Reenchanting the World:
Philosophy, Spirituality, Ecology, Arts
Reenchanting the World:
Philosophy, Spirituality, Ecology, Arts
Richard Kearney is an Irish philosopher and the Charles B. Seelig Chair of Philosophy at Boston College. He holds graduate degrees from McGill University, the National University of Ireland, and the University of Paris, and has taught at University College Dublin, the Sorbonne, and the University of Nice.
Kearney’s research spans European philosophy, literature, and hermeneutics, with a particular focus on ethics, imagination, and religion. He is the author of 27 books and has contributed widely to public discourse through appearances on ABC, CBC, and NPR.
His recent work on the phenomenology of touch explores how embodied experience and relational presence can help counter the disenchanted abstractions of modernity. This inquiry forms part of his broader effort to recover a sense of sacred immanence in philosophical and theological thought.
A member of the Royal Irish Academy, Kearney received the Research Ireland Medal in 2025 for distinguished international scholarship.
Mark I. Wallace is an American philosopher and the James Hormel Chair of Social Sciences at Swarthmore College, where he is professor in the Department of Religion. He received his Ph.D. from the University of Chicago.
Wallace’s research engages the intersection of theology, ecology, critical theory, and postcolonial thought. His work explores how religious traditions shape our ethical and imaginative relationships to the natural world.

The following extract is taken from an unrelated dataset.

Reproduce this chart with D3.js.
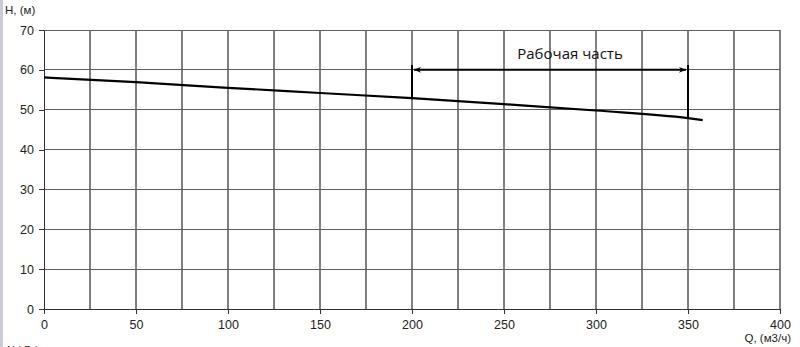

His influential book, When God Was a Bird: Christianity, Animism, and the Re-enchantment of the World, has become a widely discussed contribution to philosophical and theological efforts to rethink the sacredness of nature. The book has played a significant role in contemporary debates around reenchantment, offering a vision of Christianity that embraces the Earth as a site of divine presence.
In addition to his academic work, Wallace serves as core faculty for the U.S. State Department’s Institutes on Religious Pluralism at Temple University.